Daughters have equal right on property: SC 

  • IASbaba
  • August 13, 2020
  • 0
UPSC Articles

Daughters have equal right on property: SC 

Part of: GS Mains II – Social/Women issue 

Context: 

  • The Supreme Court recently held that daughters, like sons, have an equal birth-right to inherit joint Hindu family property.  
  • The verdict now grants equal rights to daughters to inherit ancestral property would have retrospective effect. 

The judgement observes that “a daughter always remains a loving daughter. A son is a son until he gets a wife.
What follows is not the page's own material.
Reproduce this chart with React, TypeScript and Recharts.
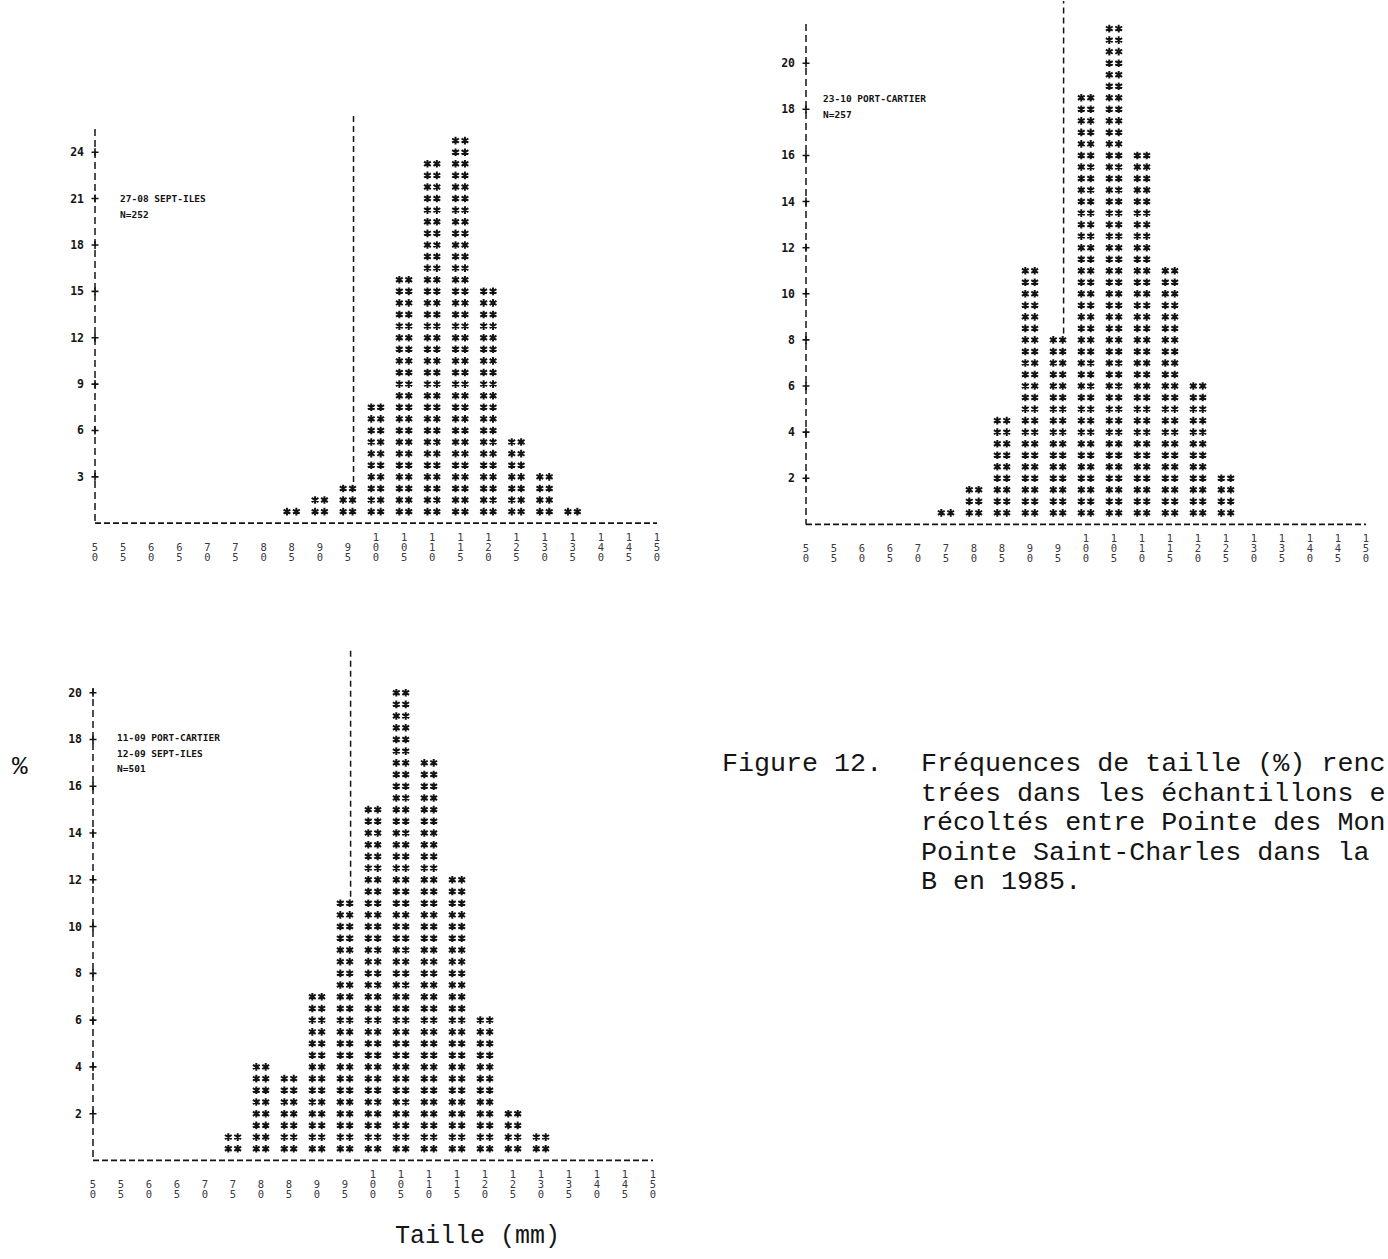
import React from 'react';
import { BarChart, Bar, XAxis, YAxis, ReferenceLine } from 'recharts';

// ---------- data ----------
const sizeTicks = [50, 55, 60, 65, 70, 75, 80, 85, 90, 95, 100, 105, 110, 115, 120, 125, 130, 135, 140, 145, 150];

// 27-08 SEPT-ILES, N=252
const sizes1 = [85, 90, 95, 100, 105, 110, 115, 120, 125, 130, 135];
const pct1 = [0.75, 1.5, 2.25, 7.5, 15.75, 23.25, 24.75, 15, 5.25, 3, 0.75];
const yTicks1 = [3, 6, 9, 12, 15, 18, 21, 24];
const label1 = ['27-08 SEPT-ILES', 'N=252'];

// 23-10 PORT-CARTIER, N=257
const sizes2 = [75, 80, 85, 90, 95, 100, 105, 110, 115, 120, 125];
const pct2 = [0.5, 1.5, 4.5, 11, 8, 18.5, 21.5, 16, 11, 6, 2];
const yTicks2 = [2, 4, 6, 8, 10, 12, 14, 16, 18, 20];
const label2 = ['23-10 PORT-CARTIER', 'N=257'];

// 11-09 PORT-CARTIER + 12-09 SEPT-ILES, N=501
const sizes3 = [75, 80, 85, 90, 95, 100, 105, 110, 115, 120, 125, 130];
const pct3 = [1, 4, 3.5, 7, 11, 15, 20, 17, 12, 6, 2, 1];
const yTicks3 = [2, 4, 6, 8, 10, 12, 14, 16, 18, 20];
const label3 = ['11-09 PORT-CARTIER', '12-09 SEPT-ILES', 'N=501'];

const refSize = 96;

const captionHead = 'Figure 12.';
const captionLines = [
  'Fréquences de taille (%) renc',
  'trées dans les échantillons e',
  'récoltés entre Pointe des Mon',
  'Pointe Saint-Charles dans la',
  'B en 1985.',
];

// ---------- rendering helpers ----------
const INK = '#141414';

function Asterisks(props: any) {
  const { x, y, width, height, payload, rowUnit } = props;
  const v = payload?.pct;
  if (!v || !(height > 0)) return null;
  const rows = Math.round(v / rowUnit);
  const step = height / (v / rowUnit);
  const cx = x + width / 2;
  const bottom = y + height;
  let d = '';
  for (let k = 1; k <= rows; k++) {
    const cy = bottom - k * step;
    for (const dx of [-4.7, 4.7]) {
      const ax = cx + dx;
      d += `M${ax},${cy - 3.8}L${ax},${cy + 3.8}`;
      d += `M${ax - 3.4},${cy - 2.1}L${ax + 3.4},${cy + 2.1}`;
      d += `M${ax - 3.4},${cy + 2.1}L${ax + 3.4},${cy - 2.1}`;
    }
  }
  return <path d={d} stroke={INK} strokeWidth={2} fill="none" />;
}

function XTick(props: any) {
  const { x, y, payload } = props;
  const s = String(payload.value);
  const digits = s.split('');
  const start = 3 - digits.length;
  return (
    <g>
      {digits.map((c, i) => (
        <text
          key={i}
          x={x}
          y={y + 14 + (start + i) * 10}
          textAnchor="middle"
          dominantBaseline="central"
          fontFamily="DejaVu Sans Mono, monospace"
          fontSize={10.5}
          fill="#3a3a3a"
        >
          {c}
        </text>
      ))}
    </g>
  );
}

function YTick(props: any) {
  const { x, y, payload } = props;
  return (
    <g>
      <path d={`M${x - 3.5},${y}L${x + 3.5},${y}M${x},${y - 4}L${x},${y + 4}`} stroke={INK} strokeWidth={1.6} />
      <text
        x={x - 11}
        y={y}
        textAnchor="end"
        dominantBaseline="central"
        fontFamily="DejaVu Sans Mono, monospace"
        fontWeight="bold"
        fontSize={11.5}
        fill={INK}
      >
        {payload.value}
      </text>
    </g>
  );
}

type Cfg = {
  sizes: number[];
  pct: number[];
  yTicks: number[];
  left: number;
  right: number;
  zeroY: number;
  unit: number;
  yMax: number;
  rowUnit: number;
  refTop: number;
};

function Histo({ cfg }: { cfg: Cfg }) {
  const { sizes, pct, yTicks, left, right, zeroY, unit, yMax, rowUnit, refTop } = cfg;
  const data = sizes.map((s, i) => ({ size: s, pct: pct[i] }));
  const plotTop = zeroY - yMax * unit;
  const W = right - left + 80;
  const H = zeroY - plotTop + 90;
  const v95 = pct[sizes.indexOf(95)];
  return (
    <div style={{ position: 'absolute', left: left - 60, top: plotTop - 40, width: W, height: H }}>
      <BarChart width={W} height={H} data={data} margin={{ top: 40, right: 20, bottom: 0, left: 0 }}>
        <XAxis
          dataKey="size"
          type="number"
          domain={[50, 150]}
          ticks={sizeTicks}
          interval={0}
          height={50}
          tickSize={0}
          tickMargin={0}
          allowDataOverflow
          axisLine={{ stroke: INK, strokeWidth: 1.7, strokeDasharray: '6 3' }}
          tick={<XTick />}
        />
        <YAxis
          type="number"
          domain={[0, yMax]}
          ticks={yTicks}
          interval={0}
          width={60}
          tickSize={0}
          tickMargin={0}
          allowDataOverflow
          axisLine={{ stroke: INK, strokeWidth: 1.5, strokeDasharray: '7 4' }}
          tick={<YTick />}
        />
        <ReferenceLine
          segment={[
            { x: refSize, y: v95 + rowUnit * 0.55 },
            { x: refSize, y: refTop },
          ]}
          ifOverflow="visible"
          stroke={INK}
          strokeWidth={1.5}
          strokeDasharray="6 4"
        />
        <Bar
          dataKey="pct"
          barSize={18}
          isAnimationActive={false}
          shape={(p: any) => <Asterisks {...p} rowUnit={rowUnit} />}
        />
      </BarChart>
    </div>
  );
}

function Label({ lines, x, y }: { lines: string[]; x: number; y: number }) {
  return (
    <div
      style={{
        position: 'absolute',
        left: x,
        top: y,
        fontFamily: 'DejaVu Sans Mono, monospace',
        fontWeight: 'bold',
        fontSize: 9.5,
        lineHeight: '15.5px',
        color: INK,
        whiteSpace: 'pre',
      }}
    >
      {lines.map((l, i) => (
        <div key={i}>{l}</div>
      ))}
    </div>
  );
}

const cfg1: Cfg = { sizes: sizes1, pct: pct1, yTicks: yTicks1, left: 94.5, right: 656.5, zeroY: 523, unit: 15.46, yMax: 25.5, rowUnit: 0.75, refTop: 26.4 };
const cfg2: Cfg = { sizes: sizes2, pct: pct2, yTicks: yTicks2, left: 806, right: 1366, zeroY: 524, unit: 23.06, yMax: 21.7, rowUnit: 0.5, refTop: 22.7 };
const cfg3: Cfg = { sizes: sizes3, pct: pct3, yTicks: yTicks3, left: 93, right: 653, zeroY: 1160.5, unit: 23.39, yMax: 20.2, rowUnit: 0.5, refTop: 22.5 };

const captionFont: React.CSSProperties = {
  position: 'absolute',
  fontFamily: 'Liberation Mono, monospace',
  fontSize: 26.7,
  lineHeight: '29.5px',
  color: INK,
  whiteSpace: 'pre',
};

export default function App() {
  return (
    <div
      style={{
        position: 'absolute',
        left: 0,
        top: 0,
        width: 1388,
        height: 1259,
        overflow: 'hidden',
        background: '#fff',
      }}
    >
      <Histo cfg={cfg1} />
      <Histo cfg={cfg2} />
      <Histo cfg={cfg3} />
      <Label lines={label1} x={120} y={191} />
      <Label lines={label2} x={823} y={91} />
      <Label lines={label3} x={117} y={730} />
      <div style={{ ...captionFont, left: 12, top: 753, fontSize: 26 }}>%</div>
      <div style={{ ...captionFont, left: 395, top: 1222, fontSize: 25 }}>Taille (mm)</div>
      <div style={{ ...captionFont, left: 722, top: 750 }}>{captionHead}</div>
      <div style={{ ...captionFont, left: 921, top: 750 }}>
        {captionLines.map((l, i) => (
          <div key={i}>{l}</div>
        ))}
      </div>
    </div>
  );
}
A daughter is a daughter throughout her life”. 

Do you know? 

  • A three-judge Bench ruled that a Hindu woman’s right to be a joint heir to the ancestral property is by birth and does not depend on whether her father was alive or not when the law was enacted in 2005. 
  • The substituted Section 6 of the Hindu Succession Act, 1956 confers the status of coparcener to a daughter born before or after the amendment in the same manner as a son. 
  • Coparcener is a person who has a birth-right to parental property. 

2005 Amendment 

  • The Mitakshara school of Hindu law codified as the Hindu Succession Act, 1956 governed succession and inheritance of property but only recognised males as legal heirs. 
  • The law applied to everyone who is not a Muslim, Christian, Parsi or Jew by religion. 
  • Buddhists, Sikhs, Jains and followers of Arya Samaj, Brahmo Samaj are also considered Hindus for the purposes of this law. 
  • In a Hindu Undivided Family, several legal heirs through generations can exist jointly. 
  • Women were recognised as coparceners or joint legal heirs for partition arising from 2005. 
  • Section 6 of the Act was amended in 2005 to make a daughter a coparcener by birth in her own right in the same manner as the son. 
  • The law also gave the daughter the same rights and liabilities as the son. 
  • The law applies to ancestral property and to intestate succession in personal property.